◆ Information provided
+++

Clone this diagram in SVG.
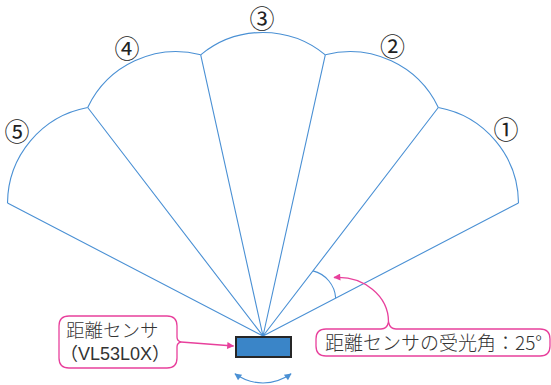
<svg xmlns="http://www.w3.org/2000/svg" width="551" height="385" viewBox="0 0 551 385">
  <style>
    .fan { fill: none; stroke: #4a90d4; stroke-width: 1.1; }
    .pink { fill: none; stroke: #e8409c; stroke-width: 1.3; }
    .lbl { font-family: "Noto Sans CJK JP", "Liberation Sans", sans-serif; fill: #333; font-weight: 300; }
    .lat { font-family: "Liberation Sans", "Noto Sans CJK JP", sans-serif; fill: #333; }
    .num { font-family: "Noto Sans CJK JP", "DejaVu Sans", sans-serif; fill: #222; font-size: 25px; text-anchor: middle; }
  </style>
  <defs>
    <marker id="pinkArrow" viewBox="0 0 10 10" refX="9" refY="5" markerWidth="9" markerHeight="7" markerUnits="userSpaceOnUse" orient="auto">
      <path d="M0,0 L10,5 L0,10 Z" fill="#e8409c"/>
    </marker>
    <marker id="blueArrow" viewBox="0 0 10 10" refX="9" refY="5" markerWidth="9" markerHeight="7" markerUnits="userSpaceOnUse" orient="auto-start-reverse">
      <path d="M0,0 L10,5 L0,10 Z" fill="#4a90d4"/>
    </marker>
  </defs>

  <g id="sectors">
    <g id="sector5"><path class="fan" d="M7.5,203 A98,98 0 0 1 87.7,107.5"/></g>
    <g id="sector4"><path class="fan" d="M87.7,107.5 A98,98 0 0 1 200.7,54.8"/></g>
    <g id="sector3"><path class="fan" d="M200.7,54.8 A98,98 0 0 1 325.3,54.8"/></g>
    <g id="sector2"><path class="fan" d="M325.3,54.8 A98,98 0 0 1 438.3,107.5"/></g>
    <g id="sector1"><path class="fan" d="M438.3,107.5 A98,98 0 0 1 518.5,203"/></g>
  </g>

  <g id="connectors">
    <path class="fan" d="M263,336 L7.5,203 M263,336 L87.7,107.5 M263,336 L200.7,54.8 M263,336 L325.3,54.8 M263,336 L438.3,107.5 M263,336 L518.5,203"/>
    <path id="angle-arc" class="fan" d="M312.9,270.9 A30,30 0 0 1 335.7,298.1"/>
    <path id="rotation-arc" class="fan" stroke-width="1.3" d="M235,373.8 A47.5,47.5 0 0 0 291,373.8" marker-start="url(#blueArrow)" marker-end="url(#blueArrow)"/>
    <path id="sensor-pointer" class="pink" d="M181,342 L233.5,346" marker-end="url(#pinkArrow)"/>
    <path id="angle-pointer" class="pink" d="M388.5,322 A50.5,44.5 0 0 0 334,277.5" marker-end="url(#pinkArrow)"/>
  </g>

  <g id="labels">
    <text class="num" x="262" y="27.5">③</text>
    <text class="num" x="127" y="57.5">④</text>
    <text class="num" x="17" y="141">⑤</text>
    <text class="num" x="392.5" y="56">②</text>
    <text class="num" x="506" y="138.5">①</text>
  </g>

  <g id="sensor">
    <rect x="236" y="337" width="55" height="20" fill="#3a85c8" stroke="#262626" stroke-width="2"/>
  </g>

  <g id="callout-sensor">
    <path class="pink" fill="#fff" d="M69,316 H167 Q177,316 177,326 V337 Q177,341 181,342 Q177,343 177,347 V358 Q177,368 167,368 H69 Q59,368 59,358 V326 Q59,316 69,316 Z"/>
    <text class="lbl" x="66" y="336.5" font-size="18.5">距離センサ</text>
    <text class="lat" x="60" y="359.5" font-size="18">（VL53L0X）</text>
  </g>

  <g id="callout-angle">
    <path class="pink" fill="#fff" d="M326,329 H381 Q387,329 388.5,322 Q390,329 396,329 H540 Q550,329 550,339 V346 Q550,356 540,356 H326 Q316,356 316,346 V339 Q316,329 326,329 Z"/>
    <text class="lbl" x="325" y="350" font-size="19">距離センサの受光角：25°</text>
  </g>
</svg>
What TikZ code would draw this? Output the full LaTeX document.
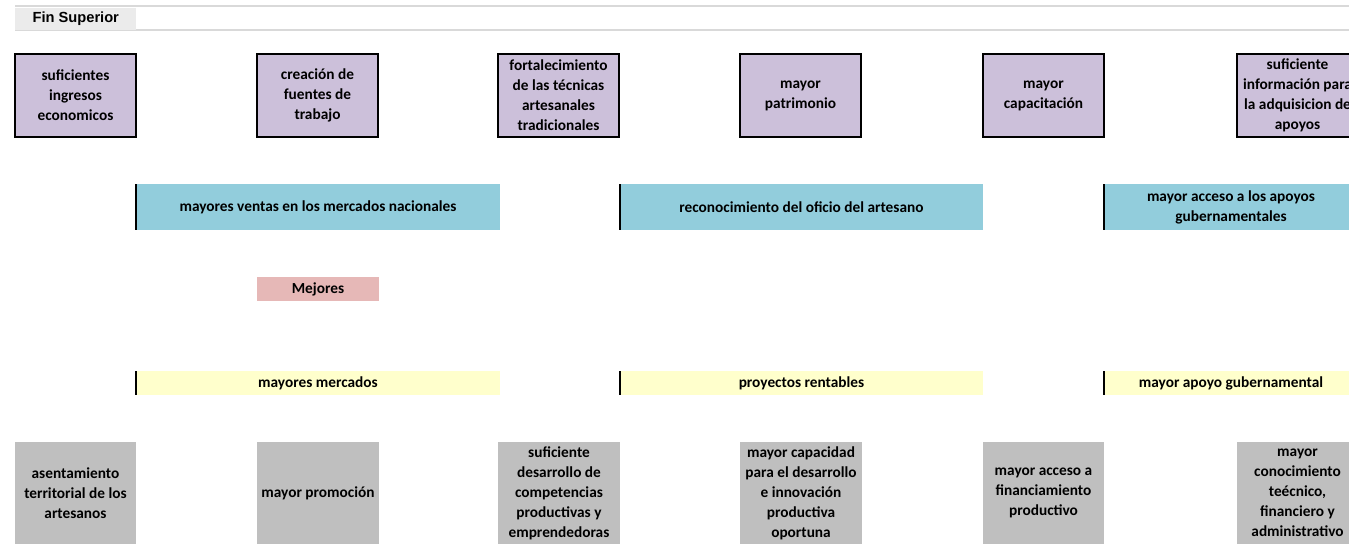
\documentclass[tikz,border=0pt]{standalone}
\usepackage{fontspec}
\setmainfont{Carlito}
\newfontfamily\arialfont{Liberation Sans}
\definecolor{purp}{HTML}{CCC0DA}
\definecolor{blu}{HTML}{92CDDC}
\definecolor{pink}{HTML}{E6B8B7}
\definecolor{yel}{HTML}{FFFFCC}
\definecolor{gry}{HTML}{BFBFBF}
\definecolor{hdr}{HTML}{EBEBEB}
\definecolor{hline}{HTML}{D9D9D9}
\begin{document}
\begin{tikzpicture}[x=0.75pt,y=-0.75pt,
  cell/.style={anchor=north west, inner sep=0pt, outer sep=0pt, align=center,
    font=\bfseries\fontsize{11.5}{15}\selectfont},
  finbox/.style={cell, fill=purp, draw=black, line width=1.5pt,
    minimum width=121*0.75pt, minimum height=83*0.75pt},
  effbox/.style={cell, fill=blu, minimum height=46*0.75pt},
  midbox/.style={cell, fill=pink, minimum width=122*0.75pt, minimum height=24*0.75pt},
  medbox/.style={cell, fill=yel, minimum height=24*0.75pt},
  causebox/.style={cell, fill=gry, minimum width=121*0.75pt, minimum height=102*0.75pt},
  leftrule/.style={line width=1.8pt}
]
\useasboundingbox (0,0) rectangle (1349,543);
\clip (0,0) rectangle (1349,543);
% header
\draw[hline, line width=1.5pt] (15,6) -- (1349,6);
\draw[hline, line width=1.5pt] (15,30) -- (1349,30);
\node[anchor=north west, inner sep=0pt, fill=hdr, minimum width=121*0.75pt, minimum height=22*0.75pt,
  font=\arialfont\bfseries\fontsize{11}{13}\selectfont] (fin) at (15,7.5) {Fin Superior};
% top purple boxes
\node[finbox] (f1) at (15,54) {suficientes\\ingresos\\economicos};
\node[finbox] (f2) at (257,54) {creación de\\fuentes de\\trabajo};
\node[finbox] (f3) at (498,54) {fortalecimiento\\de las técnicas\\artesanales\\tradicionales};
\node[finbox] (f4) at (740,54) {mayor\\patrimonio};
\node[finbox] (f5) at (983,54) {mayor\\capacitación};
\node[finbox] (f6) at (1237,54) {suficiente\\información para\\la adquisicion de\\apoyos};
% blue bars
\node[effbox, minimum width=364*0.75pt] (e1) at (136,184) {mayores ventas en los mercados nacionales};
\node[effbox, minimum width=363*0.75pt] (e2) at (620,184) {reconocimiento del oficio del artesano};
\node[effbox, minimum width=254*0.75pt] (e3) at (1104,184) {mayor acceso a los apoyos\\gubernamentales};
\draw[leftrule] (e1.north west) -- (e1.south west);
\draw[leftrule] (e2.north west) -- (e2.south west);
\draw[leftrule] (e3.north west) -- (e3.south west);
% pink
\node[midbox] (m1) at (257,277) {Mejores};
% yellow bars
\node[medbox, minimum width=364*0.75pt] (y1) at (136,371) {mayores mercados};
\node[medbox, minimum width=363*0.75pt] (y2) at (620,371) {proyectos rentables};
\node[medbox, minimum width=254*0.75pt] (y3) at (1104,371) {mayor apoyo gubernamental};
\draw[leftrule] (y1.north west) -- (y1.south west);
\draw[leftrule] (y2.north west) -- (y2.south west);
\draw[leftrule] (y3.north west) -- (y3.south west);
% gray boxes
\node[causebox] (c1) at (15,442) {asentamiento\\territorial de los\\artesanos};
\node[causebox, minimum width=122*0.75pt] (c2) at (257,442) {mayor promoción};
\node[causebox, minimum width=122*0.75pt] (c3) at (498,442) {suficiente\\desarrollo de\\competencias\\productivas y\\emprendedoras};
\node[causebox, minimum width=122*0.75pt] (c4) at (740,442) {mayor capacidad\\para el desarrollo\\e innovación\\productiva\\oportuna};
\node[causebox] (c5) at (983,442) {mayor acceso a\\financiamiento\\productivo};
\node[causebox] (c6) at (1237,442) {mayor\\conocimiento\\teécnico,\\financiero y\\administrativo};
\end{tikzpicture}
\end{document}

+++

Select and copy each line from the data that includes the word "this".

Clone this diagram in SVG.
What TikZ code would draw this? Output the full LaTeX document.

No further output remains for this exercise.